▼
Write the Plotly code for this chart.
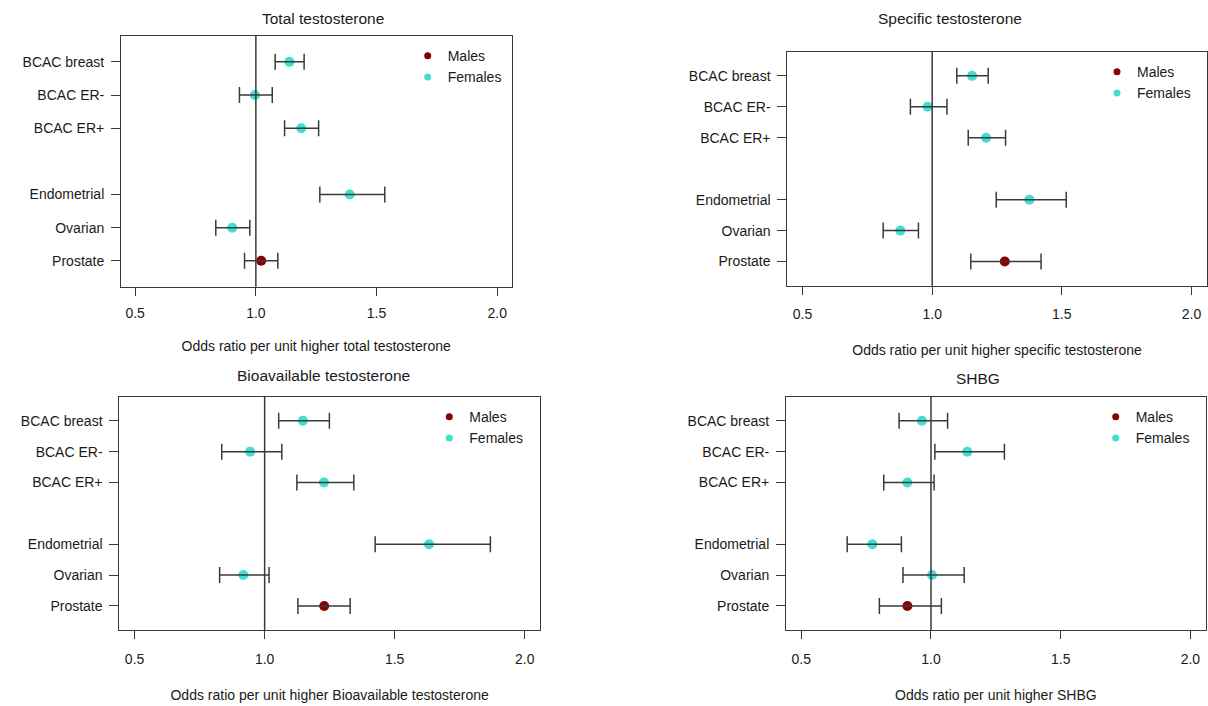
import plotly.graph_objects as go

# ---------------- data ----------------
cancers = ["BCAC breast", "BCAC ER-", "BCAC ER+", "Endometrial", "Ovarian", "Prostate"]
row_index = [7, 6, 5, 3, 2, 1]
sex = ["Females", "Females", "Females", "Females", "Females", "Males"]

total_or = [1.139, 0.996, 1.188, 1.389, 0.902, 1.022]
total_lo = [1.080, 0.932, 1.119, 1.265, 0.834, 0.953]
total_hi = [1.200, 1.068, 1.260, 1.534, 0.975, 1.091]

specific_or = [1.154, 0.982, 1.208, 1.375, 0.877, 1.280]
specific_lo = [1.095, 0.916, 1.139, 1.247, 0.811, 1.149]
specific_hi = [1.216, 1.057, 1.283, 1.517, 0.947, 1.420]

bio_or = [1.147, 0.944, 1.228, 1.632, 0.918, 1.229]
bio_lo = [1.054, 0.835, 1.124, 1.425, 0.827, 1.128]
bio_hi = [1.249, 1.066, 1.343, 1.868, 1.017, 1.329]

shbg_or = [0.965, 1.140, 0.909, 0.774, 1.004, 0.909]
shbg_lo = [0.877, 1.015, 0.818, 0.677, 0.892, 0.801]
shbg_hi = [1.064, 1.283, 1.012, 0.886, 1.128, 1.040]

panel_titles = ["Total testosterone", "Specific testosterone",
                "Bioavailable testosterone", "SHBG"]
x_titles = ["Odds ratio per unit higher total testosterone",
            "Odds ratio per unit higher specific testosterone",
            "Odds ratio per unit higher Bioavailable testosterone",
            "Odds ratio per unit higher SHBG"]
x_tickvals = [0.5, 1.0, 1.5, 2.0]
x_ticktext = ["0.5", "1.0", "1.5", "2.0"]
null_or = 1.0
legend_names = ["Males", "Females"]

# ---------------- styling / layout ----------------
W, H = 1208, 706
FONT = "Liberation Sans, Arial, sans-serif"
TXT = "#1a1a1a"
LINE = "#3a3a3a"
COL = {"Males": "#8B0000", "Females": "#40E0D0"}

# plot boxes in pixels: x0, x1, y0(top), y1(bottom)
boxes = [(120.7, 511.7, 36.0, 286.7),
         (787.0, 1207.0, 51.7, 285.7),
         (119.0, 540.3, 396.7, 630.0),
         (785.7, 1206.0, 396.7, 630.0)]
title_pos = [(323.3, 18.3), (950.0, 18.3), (323.3, 375.0), (977.7, 378.3)]
tick_standoff = [5, 7, 8, 8]
xtitle_standoff = [21, 24, 24, 24]
legend_dot = [(430.7, 58.7), (1120.0, 74.7), (452.3, 419.7), (1118.7, 419.7)]

series = [(total_or, total_lo, total_hi),
          (specific_or, specific_lo, specific_hi),
          (bio_or, bio_lo, bio_hi),
          (shbg_or, shbg_lo, shbg_hi)]


def px(x):
    return x / W


def py(y):
    return 1 - y / H


fig = go.Figure()
layout = dict(width=W, height=H, margin=dict(l=0, r=0, t=0, b=0),
              paper_bgcolor="white", plot_bgcolor="white",
              font=dict(family=FONT, size=14, color=TXT),
              showlegend=True, shapes=[], annotations=[])

for i, (orv, lo, hi) in enumerate(series):
    n = "" if i == 0 else str(i + 1)
    xa, ya = "x" + n, "y" + n
    leg = "legend" + n
    x0, x1, y0, y1 = boxes[i]

    # points by sex
    for s in ["Females", "Males"]:
        idx = [k for k in range(len(cancers)) if sex[k] == s]
        fig.add_trace(go.Scatter(
            x=[orv[k] for k in idx], y=[row_index[k] for k in idx],
            mode="markers", xaxis=xa, yaxis=ya, showlegend=False,
            marker=dict(color=COL[s], size=10, line=dict(width=0)),
            text=[cancers[k] for k in idx], hoverinfo="x+text"))
    # confidence intervals drawn on top of the points
    fig.add_trace(go.Scatter(
        x=orv, y=row_index, mode="markers", xaxis=xa, yaxis=ya,
        showlegend=False, hoverinfo="skip",
        marker=dict(color="rgba(0,0,0,0)", size=1),
        error_x=dict(type="data", symmetric=False,
                     array=[h - o for h, o in zip(hi, orv)],
                     arrayminus=[o - l for o, l in zip(orv, lo)],
                     color=LINE, thickness=1.5, width=8)))
    # legend entries
    for s in legend_names:
        fig.add_trace(go.Scatter(
            x=[None], y=[None], mode="markers", name=s, xaxis=xa, yaxis=ya,
            marker=dict(color=COL[s], size=7), legend=leg, showlegend=True))

    dx, dy = legend_dot[i]
    layout[leg] = dict(x=px(dx - 23), y=py(dy - 18.5), xanchor="left", yanchor="top",
                       bgcolor="rgba(0,0,0,0)", borderwidth=0,
                       font=dict(family=FONT, size=14, color=TXT),
                       tracegroupgap=0, itemclick=False)

    xkey = "xaxis" + n
    ykey = "yaxis" + n
    layout[xkey] = dict(domain=[px(x0), px(x1)], anchor=ya,
                        range=[0.44, 2.06], tickvals=x_tickvals, ticktext=x_ticktext,
                        ticks="outside", ticklen=8, tickwidth=1.3, tickcolor=LINE,
                        showline=True, mirror=True, linecolor=LINE, linewidth=1.3,
                        showgrid=False, zeroline=False, ticklabelstandoff=tick_standoff[i],
                        tickfont=dict(size=14, color=TXT),
                        title=dict(text=x_titles[i], standoff=xtitle_standoff[i],
                                   font=dict(size=14, color=TXT)))
    layout[ykey] = dict(domain=[py(y1), py(y0)], anchor=xa,
                        range=[0.22, 7.78], tickvals=row_index, ticktext=cancers,
                        ticks="outside", ticklen=8.5, tickwidth=1.3, tickcolor=LINE,
                        showline=True, mirror=True, linecolor=LINE, linewidth=1.3,
                        showgrid=False, zeroline=False, ticklabelstandoff=4,
                        tickfont=dict(size=14, color=TXT))

    layout["shapes"].append(dict(type="line", xref=xa, yref=ya + " domain",
                                 x0=null_or, x1=null_or, y0=0, y1=1,
                                 line=dict(color=LINE, width=1.5), layer="above"))
    tx, ty = title_pos[i]
    layout["annotations"].append(dict(text=panel_titles[i], xref="paper", yref="paper",
                                      x=px(tx), y=py(ty), xanchor="center", yanchor="middle",
                                      showarrow=False, font=dict(size=15.5, color=TXT)))

fig.update_layout(**layout)
fig.write_html("out.html", config={"displayModeBar": False},
               post_script="document.body.style.margin='0';document.body.style.padding='0';")
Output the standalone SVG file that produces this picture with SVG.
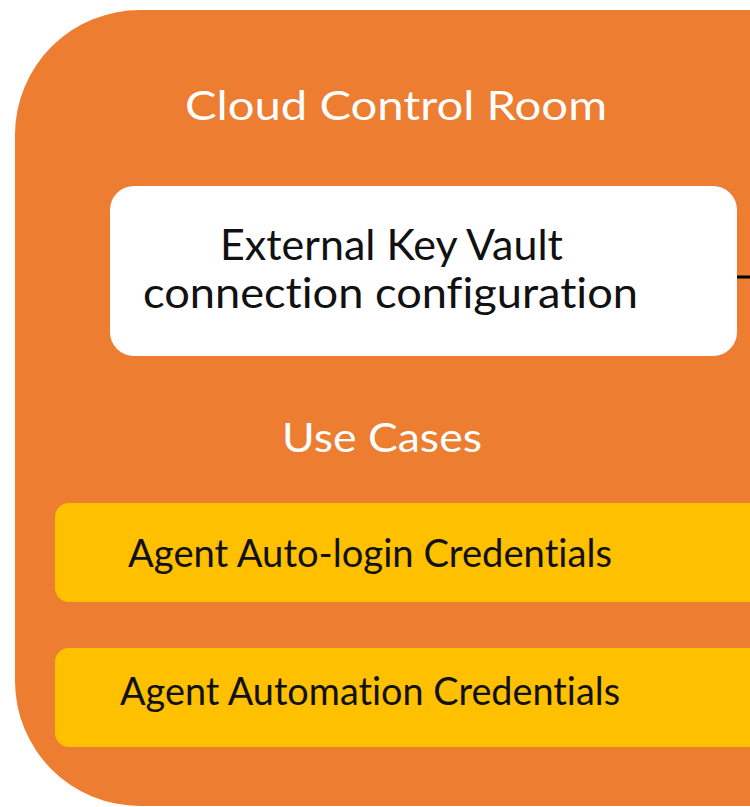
<svg xmlns="http://www.w3.org/2000/svg" width="750" height="807" viewBox="0 0 750 807">
<style>
.t{font-family:Lato,"Open Sans","DejaVu Sans",sans-serif;text-anchor:middle;font-variant-ligatures:none;font-feature-settings:"liga" 0,"clig" 0,"dlig" 0}
.w{fill:#ffffff}
.k{fill:#111111}
</style>
<rect width="750" height="807" fill="#ffffff"/>
<g id="cloud-control-room">
<rect x="15" y="10" width="860" height="796" rx="125" ry="125" fill="#ED7D31"/>
<text class="t w" x="396" y="120" font-size="40" textLength="422" lengthAdjust="spacingAndGlyphs">Cloud Control Room</text>
</g>
<g id="connectors">
<line x1="736" y1="277" x2="750" y2="277" stroke="#000000" stroke-width="3"/>
</g>
<g id="key-vault-config">
<rect x="110" y="186" width="627" height="170" rx="24" ry="24" fill="#ffffff"/>
<text class="t k" x="391.5" y="260" font-size="43" textLength="343" lengthAdjust="spacingAndGlyphs">External Key Vault</text>
<text class="t k" x="390.5" y="308" font-size="43" textLength="495" lengthAdjust="spacingAndGlyphs">connection configuration</text>
</g>
<g id="use-cases-label">
<text class="t w" x="382" y="452" font-size="40" textLength="200" lengthAdjust="spacingAndGlyphs">Use Cases</text>
</g>
<g id="agent-auto-login">
<rect x="55" y="503" width="760" height="99" rx="14" ry="14" fill="#FFC000"/>
<text class="t k" x="370" y="567" font-size="38" textLength="484" lengthAdjust="spacingAndGlyphs">Agent Auto-login Credentials</text>
</g>
<g id="agent-automation">
<rect x="55" y="648" width="760" height="99" rx="14" ry="14" fill="#FFC000"/>
<text class="t k" x="370" y="705" font-size="38" textLength="500" lengthAdjust="spacingAndGlyphs">Agent Automation Credentials</text>
</g>
</svg>
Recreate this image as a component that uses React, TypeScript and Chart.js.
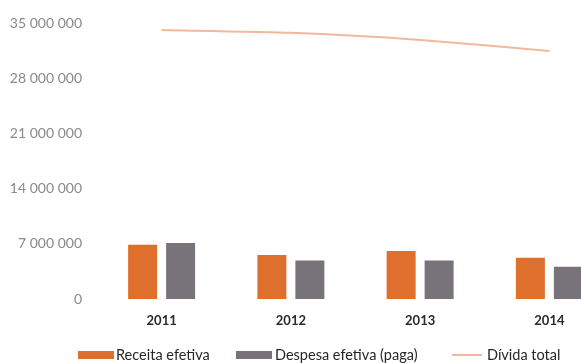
import React, { useEffect, useRef } from "react";
import { Chart, registerables } from "chart.js";

Chart.register(...registerables);

const years = ["2011", "2012", "2013", "2014"];
const receita = [6900000, 5600000, 6100000, 5250000];
const despesa = [7100000, 4900000, 4900000, 4100000];
const divida = [34150000, 33800000, 32900000, 31500000];
const yMax = 35000000;
const yStep = 7000000;

const colReceita = "#DE6F2C";
const colDespesa = "#78727A";
const colDivida = "#F3B79B";

function fmt(v: number): string {
  return String(Math.round(v)).replace(/\B(?=(\d{3})+(?!\d))/g, " ");
}

const legendFont: React.CSSProperties = {
  position: "absolute",
  top: 346,
  fontFamily: "Lato",
  fontSize: 14.5,
  color: "#262626",
  lineHeight: "18px",
  whiteSpace: "nowrap",
};

export default function App() {
  const ref = useRef<HTMLCanvasElement | null>(null);
  useEffect(() => {
    if (!ref.current) return;
    const chart = new Chart(ref.current, {
      type: "bar",
      data: {
        labels: years,
        datasets: [
          {
            type: "line",
            label: "Dívida total",
            data: divida,
            borderColor: colDivida,
            backgroundColor: colDivida,
            borderWidth: 2,
            pointRadius: 0,
            tension: 0.2,
            order: 0,
          } as any,
          {
            label: "Receita efetiva",
            data: receita,
            backgroundColor: colReceita,
            categoryPercentage: 0.588,
            barPercentage: 0.763,
            order: 1,
          } as any,
          {
            label: "Despesa efetiva (paga)",
            data: despesa,
            backgroundColor: colDespesa,
            categoryPercentage: 0.588,
            barPercentage: 0.763,
            order: 1,
          } as any,
        ],
      },
      options: {
        responsive: false,
        animation: false,
        layout: { padding: { left: 0, right: 0, top: 2, bottom: 24 } },
        scales: {
          x: {
            offset: true,
            grid: { display: false, drawTicks: false },
            border: { display: false },
            ticks: {
              padding: 14,
              color: "#2a2a2a",
              font: { family: "Lato", size: 13, weight: "bold" },
            },
            afterFit: (s: any) => {
              s.height = 40;
            },
          },
          y: {
            min: 0,
            max: yMax,
            grid: { display: false, drawTicks: false },
            border: { display: false },
            ticks: {
              stepSize: yStep,
              padding: 15,
              color: "#8a8a8a",
              font: { family: "Lato", size: 14 },
              callback: (v: any) => fmt(Number(v)),
            },
            afterFit: (s: any) => {
              s.width = 97;
            },
          },
        },
        plugins: {
          legend: { display: false },
          tooltip: { enabled: false },
        },
      },
    });
    return () => chart.destroy();
  }, []);
  return (
    <div
      style={{
        position: "fixed",
        left: 0,
        top: 0,
        width: 581,
        height: 363,
        overflow: "hidden",
        background: "#fff",
      }}
    >
      <canvas ref={ref} width={614} height={363} style={{ display: "block" }} />
      <div style={{ position: "absolute", left: 78, top: 351, width: 36, height: 8, background: colReceita }} />
      <div style={{ ...legendFont, left: 116 }}>Receita efetiva</div>
      <div style={{ position: "absolute", left: 236, top: 351, width: 36, height: 8, background: colDespesa }} />
      <div style={{ ...legendFont, left: 275 }}>Despesa efetiva (paga)</div>
      <div style={{ position: "absolute", left: 452, top: 354, width: 30, height: 1.5, background: colDivida }} />
      <div style={{ ...legendFont, left: 487 }}>Dívida total</div>
    </div>
  );
}
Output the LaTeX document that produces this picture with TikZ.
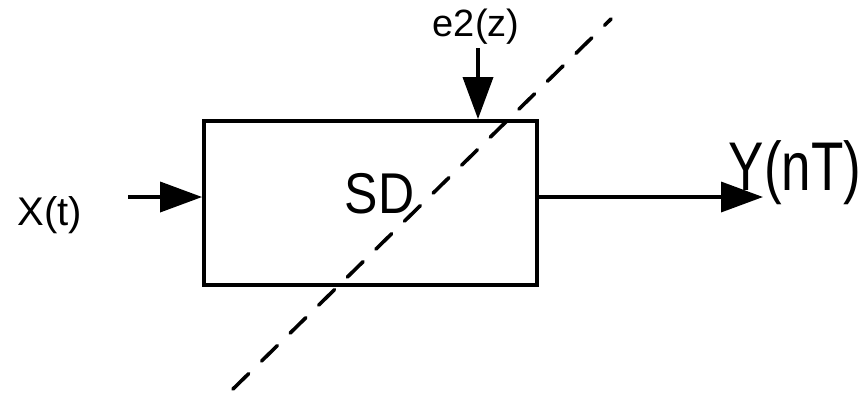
\documentclass[tikz,border=0pt]{standalone}
\usepackage{fontspec}
\setmainfont{Liberation Sans}
\usetikzlibrary{arrows.meta}
\begin{document}
\begin{tikzpicture}[x=1pt,y=-1pt, line width=3.6pt,
  arr/.style={-{Triangle[length=42pt,width=30pt]}},
  dashline/.style={line cap=round, dash pattern=on 22pt off 18pt},
  lbl/.style={inner sep=0pt, anchor=base west}]
\useasboundingbox (0,0) rectangle (862,392);
\node[draw, line width=3.8pt, minimum width=333pt, minimum height=164pt, inner sep=0pt] (sd) at (370.5,203) {};
\coordinate (xin) at (128,197);
\draw[arr] (xin) -- (sd.west |- xin);
\coordinate (yout) at (763,197);
\draw[arr] (sd.east |- yout) -- (yout);
\coordinate (ein) at (478,48);
\draw[arr] (ein) -- (ein |- sd.north);
\coordinate (d1) at (233,389);
\coordinate (d2) at (611,19);
\draw[dashline] (d1) -- (d2);
\node[lbl] (xl) at (16,225) {\fontsize{40}{48}\selectfont X(t)};
\node[lbl] (sdl) at (343,213) {\scalebox{1}[1.15]{\fontsize{50}{60}\selectfont SD}};
\node[lbl] (yl) at (727,190) {\scalebox{1}[1.3]{\fontsize{53}{64}\selectfont Y(nT)}};
\node[lbl] (el) at (431,36) {\fontsize{38}{46}\selectfont e2(z)};
\end{tikzpicture}
\end{document}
▲
Starting at the top of the listing above, reproduce each line up to and including the one with "total_hi = [1.200, 1.068, 1.260, 1.534, 0.975, 1.091]"; omit the pictures.

### [FINISHED EXERCISE]
Write the Plotly code for this chart.
import plotly.graph_objects as go

# ---------------- data ----------------
cancers = ["BCAC breast", "BCAC ER-", "BCAC ER+", "Endometrial", "Ovarian", "Prostate"]
row_index = [7, 6, 5, 3, 2, 1]
sex = ["Females", "Females", "Females", "Females", "Females", "Males"]

total_or = [1.139, 0.996, 1.188, 1.389, 0.902, 1.022]
total_lo = [1.080, 0.932, 1.119, 1.265, 0.834, 0.953]
total_hi = [1.200, 1.068, 1.260, 1.534, 0.975, 1.091]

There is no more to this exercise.